September is one of my favorite months. Summer is not over and the holiday season hasn’t begun. The standout part of September is when our local church holds their Russian Days Festival.
Sharing traditions, especially food is a bonding force that reminds us that we come from somewhere. Food is one of the most persistent aspects of cultural traditions. Food evokes a pang of nostalgia. A certain smell coming from a kitchen can take you back to a particular moment in time. Returning to something familiar is a blessing and comforting. Inheriting our family’s culture makes us active participants in tradition.
I’m a huge fan of this particular festival. Russian tradition is very similar to my own Ukrainian heritage. At this festival you can find an abundance of food including halupkis, pierogies and kiffles.
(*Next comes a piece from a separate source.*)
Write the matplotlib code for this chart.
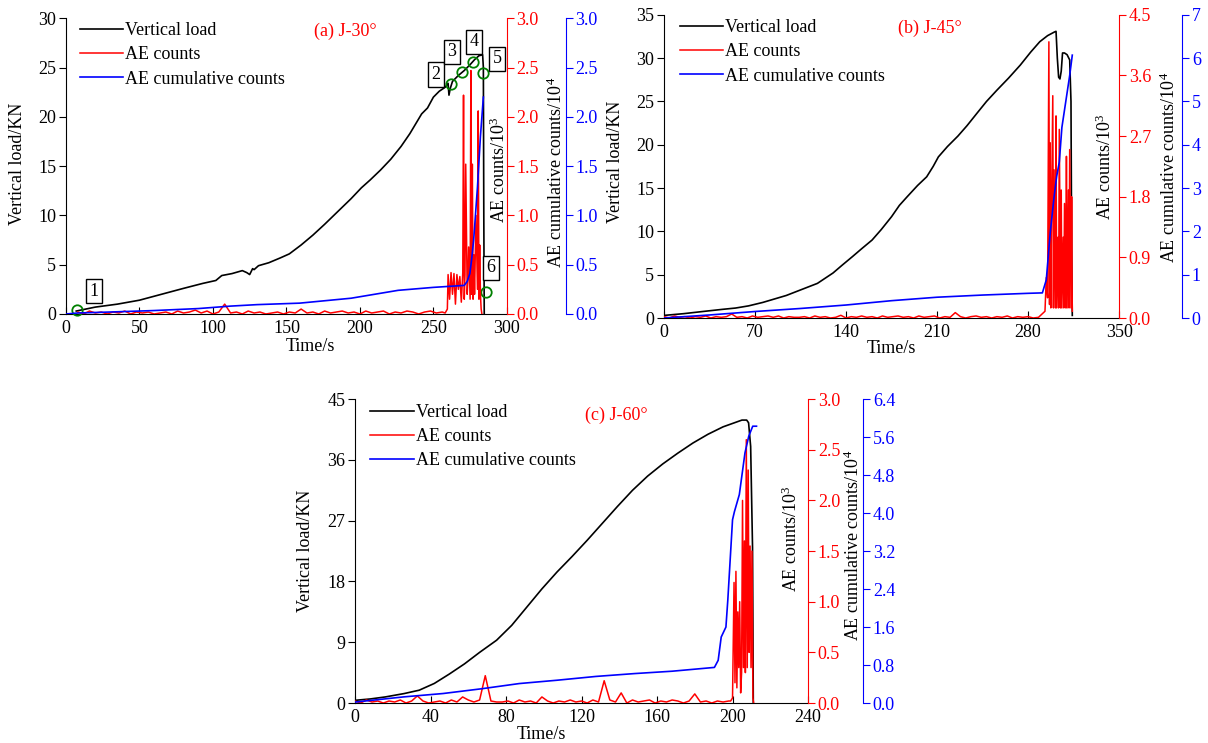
import numpy as np
import matplotlib
matplotlib.use('Agg')
import matplotlib.pyplot as plt

plt.rcParams['font.family'] = ['Liberation Serif', 'DejaVu Serif']
plt.rcParams['mathtext.fontset'] = 'custom'
plt.rcParams['mathtext.rm'] = 'Liberation Serif'
plt.rcParams['mathtext.it'] = 'Liberation Serif:italic'
plt.rcParams['font.size'] = 13

# ---------------- (a) J-30 ----------------
load_t_a = [7, 20, 35, 50, 65, 80, 93, 102, 106, 113, 120, 123, 125, 127, 128, 131, 138, 146, 152,
            160, 168, 176, 185, 194, 201, 207, 214, 221, 228, 234, 238, 242, 246, 250, 254, 258,
            260, 260.6, 261.5, 263, 267, 271, 275, 278, 281, 283.5, 284, 284.3, 284.6]
load_a = [0.3, 0.7, 1.0, 1.4, 2.0, 2.6, 3.1, 3.4, 3.9, 4.1, 4.4, 4.2, 4.0, 4.6, 4.5, 4.9, 5.2, 5.7, 6.1,
          7.0, 8.0, 9.1, 10.4, 11.7, 12.8, 13.6, 14.6, 15.7, 17.0, 18.3, 19.3, 20.3, 20.9, 22.0, 22.6, 23.0,
          23.4, 22.2, 22.9, 23.6, 24.2, 24.7, 25.3, 25.8, 26.2, 26.3, 25.0, 10.0, 0.0]

quiet_a = [0.02, 0.0, 0.03, 0.01, 0.02, 0.0, 0.02, 0.01, 0.03, 0.0,
           0.02, 0.01, 0.02, 0.0, 0.01, 0.02, 0.0, 0.03, 0.01, 0.02,
           0.04, 0.01, 0.03, 0.0, 0.02, 0.10, 0.01, 0.02, 0.0, 0.03,
           0.01, 0.02, 0.0, 0.01, 0.02, 0.0, 0.02, 0.01, 0.05, 0.01,
           0.02, 0.0, 0.03, 0.01, 0.02, 0.03, 0.01, 0.02, 0.0, 0.03,
           0.01, 0.02, 0.03, 0.0, 0.02, 0.01, 0.03, 0.02, 0.0, 0.02,
           0.03, 0.01, 0.02]
burst_t_a = [258, 259.5, 260, 261, 262, 263, 264, 265, 266, 267, 268, 269, 270, 270.5, 271, 271.5,
             272, 273, 273.5, 274, 275, 275.5, 276, 276.5, 277, 277.5, 278, 279, 280, 280.5, 281,
             281.5, 282, 282.5, 283]
burst_a = [0.01, 0.05, 0.4, 0.15, 0.42, 0.2, 0.41, 0.1, 0.4, 0.25, 0.38, 0.12, 0.42, 2.22, 0.15, 0.4,
           1.52, 0.2, 0.35, 0.68, 0.15, 2.47, 0.2, 1.52, 0.15, 0.6, 0.2, 1.0, 0.25, 2.06, 0.15,
           0.7, 0.2, 0.05, 0.0]

cum_t_a = [0, 8, 30, 60, 90, 112, 130, 159, 180, 194, 210, 226, 250, 271, 273, 274.8, 276, 277.4,
           280, 282, 284]
cum_a = [0.0, 0.01, 0.02, 0.035, 0.055, 0.08, 0.095, 0.11, 0.14, 0.16, 0.2, 0.24, 0.27, 0.29, 0.33,
         0.41, 0.55, 0.75, 1.29, 1.8, 2.2]

circle_t_a = [7.5, 261.9, 269.4, 276.9, 283.7, 285.7]
circle_y_a = [0.4, 23.3, 24.6, 25.6, 24.4, 2.2]
box_t_a = [19, 251.7, 262.6, 277.6, 293.2, 289]
box_y_a = [2.3, 24.3, 26.6, 27.6, 25.9, 4.7]
box_labels = ['1', '2', '3', '4', '5', '6']

# ---------------- (b) J-45 ----------------
load_t_b = [0, 15, 31, 45, 55, 65, 76, 85, 94, 106, 118, 125, 130, 137, 145, 152, 160, 167, 175, 181,
            187, 195, 202, 207, 211, 218, 226, 233, 241, 248, 256, 265, 274, 282, 289, 295, 300,
            301.5, 302.5, 303.5, 304.5, 305.5, 306.5, 308, 310, 312, 313, 313.5, 314]
load_b = [0.3, 0.5, 0.77, 1.0, 1.15, 1.4, 1.8, 2.2, 2.6, 3.3, 4.0, 4.7, 5.2, 6.1, 7.1, 8.0, 9.0, 10.2,
          11.7, 13.0, 14.0, 15.3, 16.3, 17.5, 18.6, 19.8, 21.0, 22.2, 23.7, 25.0, 26.3, 27.7, 29.2,
          30.7, 31.9, 32.6, 33.0, 33.1, 30.0, 27.8, 27.6, 28.5, 30.6, 30.6, 30.4, 29.8, 25.0, 8.0, 0.3]

quiet_b = [0.02, 0.0, 0.03, 0.01, 0.02, 0.0, 0.02, 0.01, 0.03, 0.0,
           0.02, 0.01, 0.02, 0.06, 0.01, 0.02, 0.0, 0.03, 0.01, 0.02,
           0.03, 0.01, 0.03, 0.0, 0.02, 0.01, 0.01, 0.02, 0.0, 0.03,
           0.01, 0.02, 0.0, 0.01, 0.04, 0.0, 0.02, 0.01, 0.03, 0.01,
           0.02, 0.0, 0.03, 0.01, 0.02, 0.03, 0.01, 0.02, 0.0, 0.03,
           0.01, 0.02, 0.03, 0.0, 0.02, 0.01, 0.08, 0.02, 0.0, 0.02,
           0.03, 0.01, 0.02, 0.0, 0.02, 0.01, 0.03, 0.0, 0.02, 0.01,
           0.02, 0.0, 0.01]
burst_t_b = [293, 294, 295, 296, 296.5, 297, 297.5, 298, 299, 299.5, 300, 301, 301.5, 302, 303, 303.5,
             304, 305, 305.5, 306, 307, 307.5, 308, 309, 309.5, 310, 311, 311.5, 312, 313, 313.5, 314]
burst_b = [0.1, 0.6, 0.3, 4.1, 0.2, 2.6, 0.15, 1.5, 3.3, 0.15, 2.2, 0.15, 3.0, 0.15, 1.2, 0.15, 2.8,
           0.15, 1.9, 0.15, 1.2, 0.15, 1.7, 0.15, 2.4, 0.15, 1.9, 0.15, 2.5, 0.15, 1.8, 0.1]

cum_t_b = [0, 35, 70, 105, 140, 175, 210, 245, 280, 291, 294, 297, 300, 302, 304, 306, 309, 312, 314]
cum_b = [0.0, 0.07, 0.15, 0.22, 0.3, 0.4, 0.48, 0.53, 0.57, 0.58, 0.88, 1.96, 2.8, 3.27, 3.6, 4.4,
         5.0, 5.6, 6.07]

# ---------------- (c) J-60 ----------------
load_t_c = [0, 8, 16, 26, 34, 42, 50, 58, 66, 75, 83, 91, 99, 107, 115, 123, 131, 139, 147, 155, 163,
            171, 179, 187, 195, 201, 205, 207.5, 208.5, 209.6, 210.6, 211]
load_c = [0.4, 0.6, 0.9, 1.4, 1.9, 2.9, 4.3, 5.8, 7.5, 9.3, 11.5, 14.2, 16.9, 19.4, 21.7, 24.1, 26.6,
          29.1, 31.5, 33.6, 35.4, 37.0, 38.5, 39.8, 40.9, 41.5, 41.9, 41.9, 41.5, 38.0, 23.0, 0.0]

quiet_c = [0.02, 0.0, 0.03, 0.01, 0.02, 0.0, 0.02, 0.01, 0.03, 0.0,
           0.02, 0.07, 0.02, 0.0, 0.01, 0.02, 0.0, 0.03, 0.01, 0.06,
           0.03, 0.01, 0.03, 0.27, 0.02, 0.01, 0.01, 0.02, 0.0, 0.03,
           0.01, 0.02, 0.0, 0.06, 0.02, 0.0, 0.02, 0.01, 0.03, 0.01,
           0.02, 0.0, 0.03, 0.01, 0.22, 0.03, 0.01, 0.10, 0.0, 0.03,
           0.01, 0.02, 0.03, 0.0, 0.02, 0.01, 0.03, 0.02, 0.0, 0.02,
           0.09, 0.01, 0.02, 0.0, 0.02, 0.01, 0.02]
burst_t_c = [199, 200, 200.8, 201.3, 201.8, 202.3, 202.8, 203.3, 203.8, 204.3, 204.8, 205.3, 205.8,
             206.3, 206.8, 207.3, 207.8, 208.3, 208.8, 209.3, 209.8, 210.3, 210.8, 211.2]
burst_c = [0.02, 0.05, 1.19, 0.2, 1.3, 0.15, 0.9, 0.35, 1.0, 0.1, 0.3, 2.0, 0.35, 1.6, 0.3, 2.6, 0.35,
           2.3, 0.5, 1.55, 0.35, 1.5, 0.05, 0.0]

cum_t_c = [0, 26, 46.6, 67, 87, 107, 127.6, 148, 168, 190.4, 192.4, 194, 196.5, 197.5, 200, 201,
           203.6, 206.6, 208.6, 210.7, 212.7]
cum_c = [0.02, 0.13, 0.2, 0.3, 0.41, 0.48, 0.56, 0.62, 0.67, 0.75, 0.9, 1.39, 1.6, 2.17, 3.86, 4.03,
         4.39, 5.27, 5.62, 5.83, 5.83]


def draw_panel(rect, load_t, load, ae_t, ae, cum_t, cum, xmax, xstep, ymax, ystep,
               rmax, rstep, bmax, bstep, bfmt, title, blue_off_px, lab):
    ax = fig.add_axes(rect)
    ax2 = ax.twinx()
    ax3 = ax.twinx()

    l1, = ax.plot(load_t, load, color='black', lw=1.2, label='Vertical load')
    l2, = ax2.plot(ae_t, ae, color='red', lw=1.1, label='AE counts')
    l3, = ax3.plot(cum_t, cum, color='blue', lw=1.2, label='AE cumulative counts')

    ax.set_xlim(0, xmax)
    ax.set_xticks(np.arange(0, xmax + 1, xstep))
    ax.set_ylim(0, ymax)
    ax.set_yticks(np.arange(0, ymax + 0.01, ystep))
    ax2.set_ylim(0, rmax)
    ax2.set_yticks(np.arange(0, rmax + 0.001, rstep))
    ax2.yaxis.set_major_formatter(plt.FormatStrFormatter('%.1f'))
    ax3.set_ylim(0, bmax)
    ax3.set_yticks(np.arange(0, bmax + 0.001, bstep))
    ax3.yaxis.set_major_formatter(plt.FormatStrFormatter(bfmt))

    for a in (ax, ax2, ax3):
        a.spines['top'].set_visible(False)
        a.patch.set_visible(False)
    ax.spines['right'].set_visible(False)
    for a in (ax2, ax3):
        a.spines['left'].set_visible(False)
        a.spines['bottom'].set_visible(False)
    ax2.spines['right'].set_color('red')
    ax3.spines['right'].set_color('blue')
    # outward offset is in points
    ax3.spines['right'].set_position(('outward', blue_off_px * 0.72))

    ax.tick_params(axis='x', direction='in', length=5, pad=4)
    ax.tick_params(axis='y', direction='out', length=5, pad=2)
    ax2.tick_params(axis='y', direction='out', length=5, pad=2, colors='red')
    ax3.tick_params(axis='y', direction='out', length=5, pad=2, colors='blue')

    ax.text(lab['vl'][0], lab['vl'][1], 'Vertical load/KN', transform=ax.transAxes,
            rotation=90, ha='center', va='center')
    ax.text(lab['ae'][0], lab['ae'][1], 'AE counts/10$^3$', transform=ax.transAxes,
            rotation=90, ha='center', va='center')
    ax.text(lab['cu'][0], lab['cu'][1], 'AE cumulative counts/10$^4$', transform=ax.transAxes,
            rotation=90, ha='center', va='center')
    ax.text(lab['ts'][0], lab['ts'][1], 'Time/s', transform=ax.transAxes,
            ha='center', va='center')
    ax3.text(lab['ti'][0], lab['ti'][1], title, transform=ax.transAxes, color='red',
             ha='center', va='center')

    ax3.legend([l1, l2, l3], [l1.get_label(), l2.get_label(), l3.get_label()],
               loc='upper left', bbox_to_anchor=(lab['lg'][0], lab['lg'][1]),
               frameon=False, borderpad=0, borderaxespad=0, handlelength=2.4,
               handletextpad=0.1, labelspacing=0.4, fontsize=13)
    return ax, ax2, ax3


fig = plt.figure(figsize=(12.08, 7.43), dpi=100)

ae_t_a = np.concatenate([8 + 4 * np.arange(len(quiet_a)), burst_t_a])
ae_a = np.concatenate([quiet_a, burst_a])
axa, _, axa3 = draw_panel([0.0546, 0.5774, 0.365, 0.398], load_t_a, load_a, ae_t_a, ae_a,
                          cum_t_a, cum_a, 300, 50, 30, 5, 3.0, 0.5, 3.0, 0.5, '%.1f', '(a) J-30°', 59,
                          {'vl': (-0.110, 0.506), 'ae': (0.982, 0.489), 'cu': (1.112, 0.48),
                           'ts': (0.555, -0.11), 'ti': (0.634, 0.957), 'lg': (0.031, 0.987)})
axa.plot(circle_t_a, circle_y_a, 'o', ms=7.5, mfc='none', mec='green', mew=1.3,
         clip_on=False, zorder=5)
for bt, by, bl in zip(box_t_a, box_y_a, box_labels):
    axa.text(bt, by, bl, ha='center', va='center', fontsize=13, zorder=6,
             bbox=dict(boxstyle='square,pad=0.2', fc='white', ec='black', lw=1.0))

ae_t_b = np.concatenate([0 + 4 * np.arange(len(quiet_b)), burst_t_b])
ae_b = np.concatenate([quiet_b, burst_b])
draw_panel([0.5497, 0.572, 0.3767, 0.408], load_t_b, load_b, ae_t_b, ae_b,
           cum_t_b, cum_b, 350, 70, 35, 5, 4.5, 0.9, 7, 1, '%d', '(b) J-45°', 63,
           {'vl': (-0.107, 0.516), 'ae': (0.970, 0.50), 'cu': (1.111, 0.498),
            'ts': (0.50, -0.10), 'ti': (0.585, 0.956), 'lg': (0.034, 0.986)})

ae_t_c = np.concatenate([0 + 3 * np.arange(len(quiet_c)), burst_t_c])
ae_c = np.concatenate([quiet_c, burst_c])
draw_panel([0.2939, 0.0538, 0.375, 0.409], load_t_c, load_c, ae_t_c, ae_c,
           cum_t_c, cum_c, 240, 40, 45, 9, 3.0, 0.5, 6.4, 0.8, '%.1f', '(c) J-60°', 55,
           {'vl': (-0.110, 0.501), 'ae': (0.962, 0.54), 'cu': (1.101, 0.52),
            'ts': (0.411, -0.105), 'ti': (0.576, 0.948), 'lg': (0.034, 0.984)})

fig.savefig('out.png', dpi=100)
While here, you can also explore treasures from Russia. Russian nesting dolls and Ukrainian eggs are on display. These are all reminders of family and community.
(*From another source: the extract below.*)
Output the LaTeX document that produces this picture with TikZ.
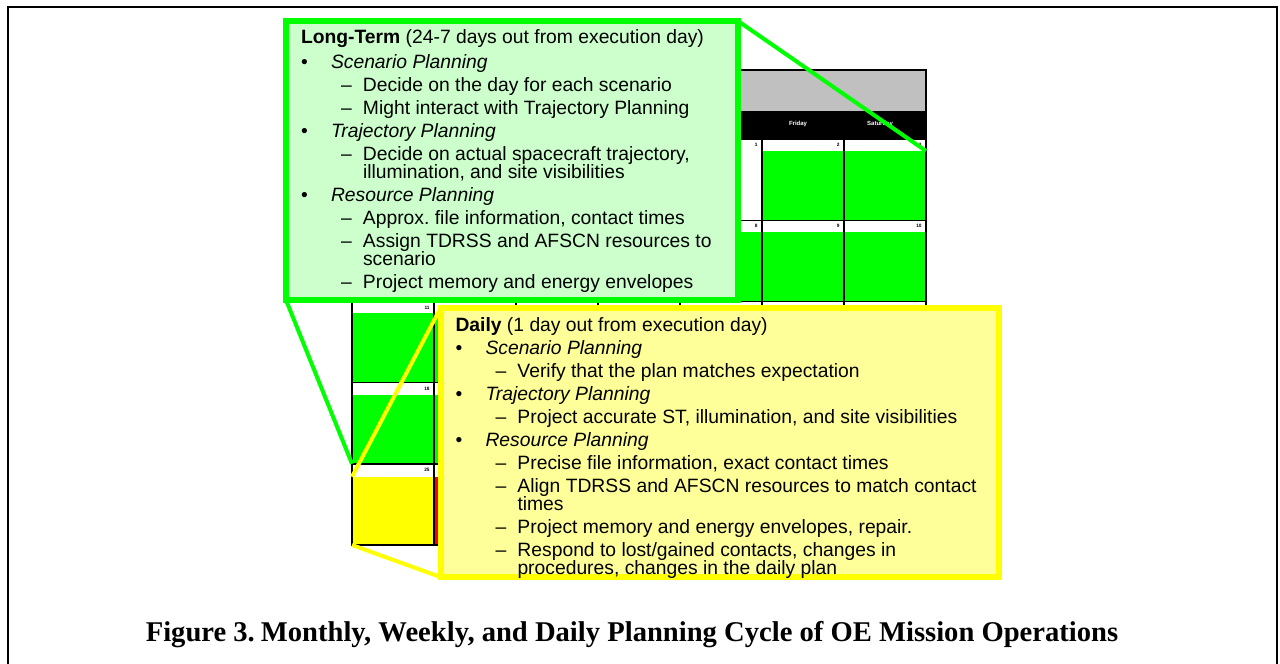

I was fortunate enough to experience the Russian Food Day Festival with family. Privileged to sit among the elite guru cooks of the family, I wasn’t expecting what happened next. The food arrived at our table and the inspecting began. The gurus were comparing notes. First the kiffles fell under scrutiny. Were their kiffles rolled better? Were their kiffles flakier?
We all have our own traditions in the kitchen. We are accustomed to food being prepared a certain way. For example, our version of haluski is made with noodles. The haluski, we tried at the festival was foreign to us. This particular recipe used dumplings, our family uses noodles, same thing only different.
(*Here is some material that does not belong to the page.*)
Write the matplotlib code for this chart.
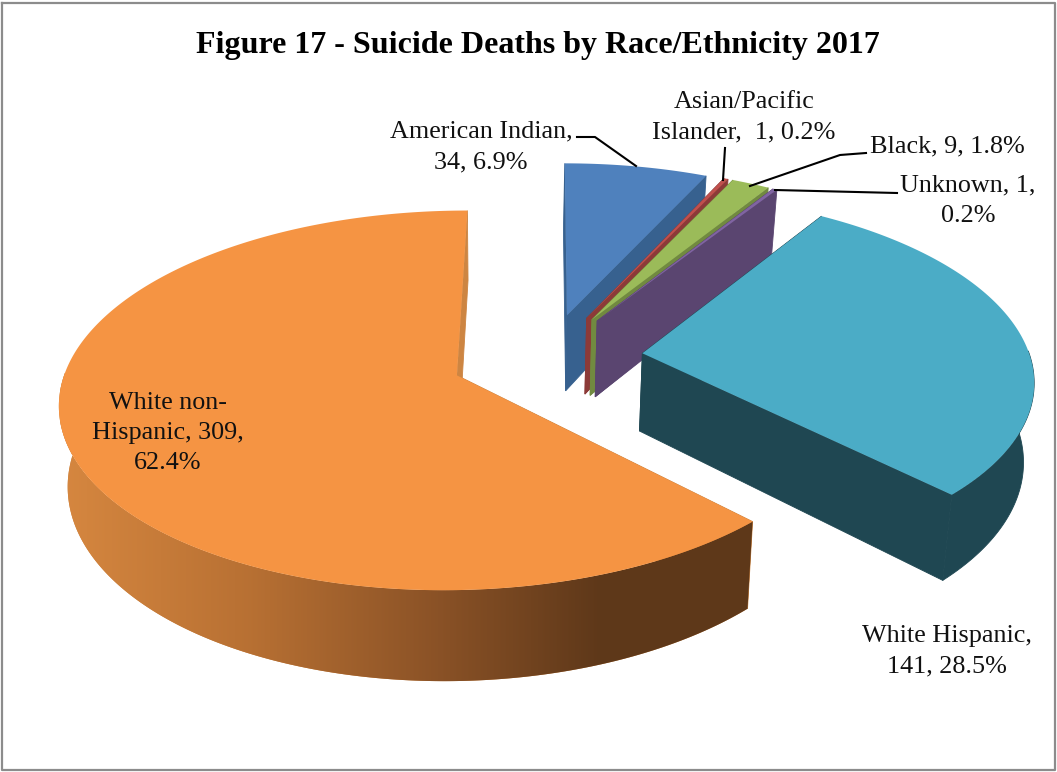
"""Figure 17 - exploded 3D pie of suicide deaths by race/ethnicity."""
import matplotlib
matplotlib.use("Agg")
import matplotlib.pyplot as plt
import numpy as np

CATEGORIES = ["American Indian", "Asian/Pacific Islander", "Black", "Unknown",
              "White Hispanic", "White non-Hispanic"]
VALUES = [34, 1, 9, 1, 141, 309]
TOP_COLORS = ["#4F81BD", "#C0504D", "#9BBB59", "#8064A2", "#4BACC6", "#F59443"]
CUT_COLORS = ["#37618F", "#8C3A38", "#718A40", "#5A4570", "#1F4752", "#CD8542"]

LABELS = ["American Indian,\n34, 6.9%", "Asian/Pacific\nIslander,  1, 0.2%", "Black, 9, 1.8%",
          "Unknown, 1,\n0.2%", "White Hispanic,\n141, 28.5%", "White non-\nHispanic, 309,\n62.4%"]
LABEL_POS = [(481, 147), (744, 117), (947, 146), (968, 201), (947, 651), (168, 433)]
LEADERS = [[(577, 137), (595, 137), (636, 166)],
           [(725, 148), (723, 180)],
           [(866, 153), (840, 155), (750, 186)],
           [(897, 193), (775, 190)]]

# orange wall shading runs left to right
WALL_X = [60, 250, 440, 600, 760]
WALL_R = [0.84, 0.72, 0.54, 0.37, 0.37]
WALL_G = [0.53, 0.44, 0.32, 0.22, 0.22]
WALL_B = [0.25, 0.20, 0.15, 0.10, 0.10]

# projection of the pie plane onto the picture, in pixels
CX, CY = 547, 358
A, B, K = 388, 182, 0.13
EXPLODE = 0.248
START = 0.0
DEPTH = 78
SHRINK = 0.98
PIVOT = 500


def project(px, py, low=False):
    s = 1 / (1 + K * py)
    x = CX + A * px * s
    y = CY - B * py * s
    if low:
        x = PIVOT + (x - PIVOT) * SHRINK
        y = y + DEPTH * s
    return x, y


def rim(t, ox, oy):
    return ox + np.sin(np.radians(t)), oy + np.cos(np.radians(t))


def draw_slice(ax, t0, t1, top, cut, gradient):
    mid = np.radians((t0 + t1) / 2)
    ox, oy = EXPLODE * np.sin(mid), EXPLODE * np.cos(mid)

    # the two cut faces
    for t in (t0, t1):
        ex, ey = rim(t, ox, oy)
        xs = [project(ox, oy)[0], project(ex, ey)[0], project(ex, ey, True)[0], project(ox, oy, True)[0]]
        ys = [project(ox, oy)[1], project(ex, ey)[1], project(ex, ey, True)[1], project(ox, oy, True)[1]]
        ax.fill(xs, ys, color=cut, lw=0.6)

    # outer wall, only the part looking towards the viewer
    ts = np.arange(t0, t1 + 0.5, 0.5)
    ts[-1] = t1
    front = ts[np.cos(np.radians(ts)) < 0.02]
    if len(front) > 1:
        rx, ry = rim(front, ox, oy)
        x1, y1 = project(rx, ry)
        x2, y2 = project(rx, ry, True)
        xs, ys = np.r_[x1, x2[::-1]], np.r_[y1, y2[::-1]]
        if gradient:
            grid = np.linspace(WALL_X[0], WALL_X[-1], 400)
            img = np.dstack([np.interp(grid, WALL_X, WALL_R), np.interp(grid, WALL_X, WALL_G),
                             np.interp(grid, WALL_X, WALL_B)])
            patch = ax.fill(xs, ys, color=cut, lw=0)[0]
            im = ax.imshow(img, extent=[WALL_X[0], WALL_X[-1], 772, 0], aspect="auto", zorder=patch.get_zorder())
            im.set_clip_path(patch)
            ax.set_xlim(0, 1057)
            ax.set_ylim(772, 0)
        else:
            ax.fill(xs, ys, color=cut, lw=0.6)

    # top face
    rx, ry = rim(ts, ox, oy)
    xs, ys = project(np.r_[ox, rx], np.r_[oy, ry])
    ax.fill(xs, ys, color=top, lw=0, zorder=3 if gradient else 1)


def main():
    fig = plt.figure(figsize=(10.57, 7.72), dpi=100)
    ax = fig.add_axes([0, 0, 1, 1])
    ax.set_xlim(0, 1057)
    ax.set_ylim(772, 0)
    ax.axis("off")
    plt.rcParams["font.family"] = ["Liberation Serif"]

    # chart frame
    ax.plot([1.5, 1055, 1055, 1.5, 1.5], [3, 3, 770, 770, 3], color="#8C8C8C", lw=1.6)

    angles = START + np.r_[0, np.cumsum(VALUES)] / sum(VALUES) * 360
    for i in range(len(VALUES)):
        draw_slice(ax, angles[i], angles[i + 1], TOP_COLORS[i], CUT_COLORS[i], CATEGORIES[i] == "White non-Hispanic")

    for pts in LEADERS:
        ax.plot([p[0] for p in pts], [p[1] for p in pts], color="black", lw=1.5, zorder=4)

    for txt, (x, y) in zip(LABELS, LABEL_POS):
        ax.text(x, y, txt, ha="center", va="center", fontsize=18.8, linespacing=1.48, color="#111111", zorder=5)

    ax.text(538, 46, "Figure 17 - Suicide Deaths by Race/Ethnicity 2017", ha="center", va="center",
            fontsize=23, fontweight="bold", color="black")

    fig.savefig("out.png", dpi=100)


if __name__ == "__main__":
    main()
The potato pancakes brought to mind a recipe for a Lithuanian dish called Babka. Grateful that my gurus were generous enough to pass the recipe on, I have learned to make Babka! Tradition lives on through food.
Keep in mind different regions have different recipes for the same dishes. People have been migrating throughout history for reasons including freedom, family security and to find food. My own grandparents emigrated to the United States. Looking for a better life they brought with them their traditions. Historically, cooking methods, seasonings and foods available in a new location resulted in the slight shift in customs.
In conclusion, visiting festivals and experiencing food that we normally wouldn’t consider is a fun learning experience. Additionally, those not familiar with a particular culture are able to catch a glimpse into another persons world.